[Plotting code records]

---*---

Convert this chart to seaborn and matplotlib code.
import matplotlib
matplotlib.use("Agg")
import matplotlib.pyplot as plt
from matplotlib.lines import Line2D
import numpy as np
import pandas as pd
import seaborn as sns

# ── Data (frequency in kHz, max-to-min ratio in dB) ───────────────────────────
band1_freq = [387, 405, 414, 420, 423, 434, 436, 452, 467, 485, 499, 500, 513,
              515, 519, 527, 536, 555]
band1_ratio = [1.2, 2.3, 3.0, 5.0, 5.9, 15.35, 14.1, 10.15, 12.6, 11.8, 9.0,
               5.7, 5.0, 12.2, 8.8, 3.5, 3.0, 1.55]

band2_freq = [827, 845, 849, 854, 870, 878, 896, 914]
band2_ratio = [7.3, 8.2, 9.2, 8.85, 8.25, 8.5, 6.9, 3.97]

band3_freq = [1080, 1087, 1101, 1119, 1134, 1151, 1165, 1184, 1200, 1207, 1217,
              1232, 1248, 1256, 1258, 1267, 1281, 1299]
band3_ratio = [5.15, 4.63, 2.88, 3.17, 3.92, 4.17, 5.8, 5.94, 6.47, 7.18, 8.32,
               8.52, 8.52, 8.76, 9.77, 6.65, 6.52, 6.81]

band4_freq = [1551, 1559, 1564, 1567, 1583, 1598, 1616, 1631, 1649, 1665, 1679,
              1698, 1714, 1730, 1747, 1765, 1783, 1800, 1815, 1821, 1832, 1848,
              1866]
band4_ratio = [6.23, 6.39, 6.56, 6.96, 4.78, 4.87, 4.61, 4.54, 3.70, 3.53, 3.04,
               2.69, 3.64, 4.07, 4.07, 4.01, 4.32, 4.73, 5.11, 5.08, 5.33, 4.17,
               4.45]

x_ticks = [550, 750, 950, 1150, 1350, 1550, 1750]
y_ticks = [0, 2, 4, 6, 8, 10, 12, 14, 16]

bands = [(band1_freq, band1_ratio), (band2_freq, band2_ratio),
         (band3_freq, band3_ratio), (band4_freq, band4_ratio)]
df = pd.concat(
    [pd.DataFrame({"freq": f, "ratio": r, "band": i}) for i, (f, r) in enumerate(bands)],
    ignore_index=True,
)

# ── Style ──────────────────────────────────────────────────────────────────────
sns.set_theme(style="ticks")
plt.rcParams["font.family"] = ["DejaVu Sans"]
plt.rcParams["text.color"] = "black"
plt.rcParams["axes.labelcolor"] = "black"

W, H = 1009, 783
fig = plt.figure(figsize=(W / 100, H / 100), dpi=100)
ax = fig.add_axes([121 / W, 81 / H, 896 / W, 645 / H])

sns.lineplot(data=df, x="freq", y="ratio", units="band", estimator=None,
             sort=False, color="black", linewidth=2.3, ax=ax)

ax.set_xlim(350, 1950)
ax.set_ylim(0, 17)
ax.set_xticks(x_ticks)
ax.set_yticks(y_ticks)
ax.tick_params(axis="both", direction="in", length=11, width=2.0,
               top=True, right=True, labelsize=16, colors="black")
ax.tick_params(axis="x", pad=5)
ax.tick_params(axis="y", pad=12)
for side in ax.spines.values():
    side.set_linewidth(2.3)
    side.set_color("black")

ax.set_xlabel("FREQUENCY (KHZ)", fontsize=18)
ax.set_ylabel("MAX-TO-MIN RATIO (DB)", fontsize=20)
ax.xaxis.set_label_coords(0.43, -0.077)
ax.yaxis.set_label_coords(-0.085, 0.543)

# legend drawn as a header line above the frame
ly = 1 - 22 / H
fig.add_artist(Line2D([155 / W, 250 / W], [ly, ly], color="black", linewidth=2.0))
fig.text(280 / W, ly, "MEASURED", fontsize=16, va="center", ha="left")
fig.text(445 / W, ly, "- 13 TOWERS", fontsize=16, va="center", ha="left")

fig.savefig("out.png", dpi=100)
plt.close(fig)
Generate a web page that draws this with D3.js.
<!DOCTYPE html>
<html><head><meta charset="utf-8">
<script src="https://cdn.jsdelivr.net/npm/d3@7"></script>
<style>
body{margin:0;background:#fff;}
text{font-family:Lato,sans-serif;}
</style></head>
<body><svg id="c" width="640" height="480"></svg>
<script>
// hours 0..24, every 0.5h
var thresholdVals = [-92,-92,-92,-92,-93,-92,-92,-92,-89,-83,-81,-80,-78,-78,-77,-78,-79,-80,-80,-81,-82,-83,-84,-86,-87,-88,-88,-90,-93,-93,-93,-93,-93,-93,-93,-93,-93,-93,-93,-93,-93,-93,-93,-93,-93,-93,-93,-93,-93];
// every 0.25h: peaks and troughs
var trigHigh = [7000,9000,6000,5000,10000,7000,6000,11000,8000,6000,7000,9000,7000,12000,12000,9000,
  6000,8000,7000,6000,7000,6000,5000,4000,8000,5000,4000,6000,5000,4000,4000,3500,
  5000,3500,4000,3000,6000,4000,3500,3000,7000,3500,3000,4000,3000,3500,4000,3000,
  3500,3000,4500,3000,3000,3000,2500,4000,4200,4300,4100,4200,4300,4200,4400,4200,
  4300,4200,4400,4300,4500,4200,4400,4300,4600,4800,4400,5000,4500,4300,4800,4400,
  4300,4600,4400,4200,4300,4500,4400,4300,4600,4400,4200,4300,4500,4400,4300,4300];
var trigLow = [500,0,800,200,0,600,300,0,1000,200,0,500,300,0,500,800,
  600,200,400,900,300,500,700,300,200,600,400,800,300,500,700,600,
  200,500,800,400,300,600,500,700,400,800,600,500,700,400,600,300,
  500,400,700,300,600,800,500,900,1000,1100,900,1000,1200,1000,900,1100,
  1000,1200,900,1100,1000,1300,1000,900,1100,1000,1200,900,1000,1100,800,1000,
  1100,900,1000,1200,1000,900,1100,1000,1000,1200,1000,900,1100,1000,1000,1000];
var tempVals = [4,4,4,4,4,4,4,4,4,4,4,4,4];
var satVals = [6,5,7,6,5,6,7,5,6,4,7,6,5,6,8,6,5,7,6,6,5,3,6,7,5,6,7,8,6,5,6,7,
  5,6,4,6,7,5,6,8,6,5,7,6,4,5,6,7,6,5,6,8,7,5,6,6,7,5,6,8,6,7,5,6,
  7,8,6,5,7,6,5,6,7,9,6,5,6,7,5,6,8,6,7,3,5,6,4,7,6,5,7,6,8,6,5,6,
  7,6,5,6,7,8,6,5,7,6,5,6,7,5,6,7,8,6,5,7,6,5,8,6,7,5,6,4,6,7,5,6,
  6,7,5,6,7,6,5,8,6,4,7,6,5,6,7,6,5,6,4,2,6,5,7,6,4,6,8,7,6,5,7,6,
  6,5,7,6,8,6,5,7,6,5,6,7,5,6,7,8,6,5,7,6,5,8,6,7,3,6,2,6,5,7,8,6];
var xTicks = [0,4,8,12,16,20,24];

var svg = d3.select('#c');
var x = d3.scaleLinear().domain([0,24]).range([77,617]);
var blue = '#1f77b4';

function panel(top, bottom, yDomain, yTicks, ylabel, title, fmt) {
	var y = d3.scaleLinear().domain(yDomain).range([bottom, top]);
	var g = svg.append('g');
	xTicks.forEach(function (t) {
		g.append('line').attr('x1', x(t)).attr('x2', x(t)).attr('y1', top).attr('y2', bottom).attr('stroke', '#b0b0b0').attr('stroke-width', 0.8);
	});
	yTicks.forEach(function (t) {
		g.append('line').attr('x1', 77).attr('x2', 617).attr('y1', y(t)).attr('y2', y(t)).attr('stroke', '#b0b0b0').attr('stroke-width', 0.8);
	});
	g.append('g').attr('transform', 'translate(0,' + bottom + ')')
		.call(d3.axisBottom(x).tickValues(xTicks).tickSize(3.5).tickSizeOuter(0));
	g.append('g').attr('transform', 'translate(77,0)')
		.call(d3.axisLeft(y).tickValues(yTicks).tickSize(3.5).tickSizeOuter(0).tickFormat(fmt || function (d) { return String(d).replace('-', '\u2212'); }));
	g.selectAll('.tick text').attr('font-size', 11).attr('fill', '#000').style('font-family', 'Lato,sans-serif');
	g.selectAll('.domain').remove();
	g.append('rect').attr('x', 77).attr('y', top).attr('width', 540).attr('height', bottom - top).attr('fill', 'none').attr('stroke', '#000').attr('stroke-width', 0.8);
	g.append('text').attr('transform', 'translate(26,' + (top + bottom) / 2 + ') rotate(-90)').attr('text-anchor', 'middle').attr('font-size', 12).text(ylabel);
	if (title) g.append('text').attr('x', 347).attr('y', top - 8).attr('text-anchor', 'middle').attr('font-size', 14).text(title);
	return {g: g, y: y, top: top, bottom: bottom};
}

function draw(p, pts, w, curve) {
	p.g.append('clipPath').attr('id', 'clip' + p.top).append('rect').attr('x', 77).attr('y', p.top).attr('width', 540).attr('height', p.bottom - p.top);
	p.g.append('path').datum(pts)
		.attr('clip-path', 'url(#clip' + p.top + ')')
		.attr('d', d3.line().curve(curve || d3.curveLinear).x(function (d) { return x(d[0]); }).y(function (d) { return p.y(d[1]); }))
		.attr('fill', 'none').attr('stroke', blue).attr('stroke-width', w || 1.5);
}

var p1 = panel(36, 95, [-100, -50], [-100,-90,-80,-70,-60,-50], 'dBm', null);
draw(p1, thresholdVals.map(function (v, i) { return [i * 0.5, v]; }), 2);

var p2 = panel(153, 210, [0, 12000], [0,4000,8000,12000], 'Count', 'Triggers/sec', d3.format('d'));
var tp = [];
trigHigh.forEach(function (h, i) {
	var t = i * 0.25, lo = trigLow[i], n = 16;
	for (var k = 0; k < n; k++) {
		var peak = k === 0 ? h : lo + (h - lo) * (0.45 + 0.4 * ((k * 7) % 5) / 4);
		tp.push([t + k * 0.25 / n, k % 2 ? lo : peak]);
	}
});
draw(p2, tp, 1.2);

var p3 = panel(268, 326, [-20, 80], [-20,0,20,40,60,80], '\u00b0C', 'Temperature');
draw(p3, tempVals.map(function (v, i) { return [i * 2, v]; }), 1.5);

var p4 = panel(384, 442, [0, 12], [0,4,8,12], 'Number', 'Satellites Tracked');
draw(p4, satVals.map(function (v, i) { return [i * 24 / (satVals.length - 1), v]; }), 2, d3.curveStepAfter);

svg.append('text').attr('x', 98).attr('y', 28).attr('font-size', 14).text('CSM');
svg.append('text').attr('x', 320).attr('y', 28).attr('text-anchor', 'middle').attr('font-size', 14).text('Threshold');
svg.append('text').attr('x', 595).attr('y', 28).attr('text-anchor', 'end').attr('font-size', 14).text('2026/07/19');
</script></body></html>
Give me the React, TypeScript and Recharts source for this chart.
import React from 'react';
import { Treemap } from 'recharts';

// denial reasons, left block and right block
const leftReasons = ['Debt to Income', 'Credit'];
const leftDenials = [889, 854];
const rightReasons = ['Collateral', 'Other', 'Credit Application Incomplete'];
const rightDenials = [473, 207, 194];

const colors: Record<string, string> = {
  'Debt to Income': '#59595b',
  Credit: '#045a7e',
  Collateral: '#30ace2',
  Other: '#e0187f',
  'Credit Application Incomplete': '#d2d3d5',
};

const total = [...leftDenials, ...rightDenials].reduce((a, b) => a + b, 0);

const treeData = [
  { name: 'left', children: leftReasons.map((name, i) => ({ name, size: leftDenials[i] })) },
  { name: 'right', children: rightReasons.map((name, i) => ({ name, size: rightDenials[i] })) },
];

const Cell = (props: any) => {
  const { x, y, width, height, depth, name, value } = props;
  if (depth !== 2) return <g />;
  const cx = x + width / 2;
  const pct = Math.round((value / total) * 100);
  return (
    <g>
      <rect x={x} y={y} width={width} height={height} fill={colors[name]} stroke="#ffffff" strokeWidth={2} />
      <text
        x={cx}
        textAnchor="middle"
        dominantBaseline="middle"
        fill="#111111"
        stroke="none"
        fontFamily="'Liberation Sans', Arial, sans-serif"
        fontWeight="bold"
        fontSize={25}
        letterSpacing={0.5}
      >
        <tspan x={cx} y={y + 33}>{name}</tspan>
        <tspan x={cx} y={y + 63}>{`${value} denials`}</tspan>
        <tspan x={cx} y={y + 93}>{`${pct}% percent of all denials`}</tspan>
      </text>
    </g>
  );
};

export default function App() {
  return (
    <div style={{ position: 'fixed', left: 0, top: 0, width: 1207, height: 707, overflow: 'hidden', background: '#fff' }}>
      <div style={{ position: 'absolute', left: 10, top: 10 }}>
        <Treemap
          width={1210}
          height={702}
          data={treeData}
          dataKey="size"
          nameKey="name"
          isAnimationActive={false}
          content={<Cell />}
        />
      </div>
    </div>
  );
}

---*---

## Short exercise
Copy out the listing above, line by line and exactly, from its first line to the line holding "import seaborn as sns", inclusive.

## Answer
Convert this chart to seaborn and matplotlib code.
import matplotlib
matplotlib.use("Agg")
import matplotlib.pyplot as plt
from matplotlib.lines import Line2D
import numpy as np
import pandas as pd
import seaborn as sns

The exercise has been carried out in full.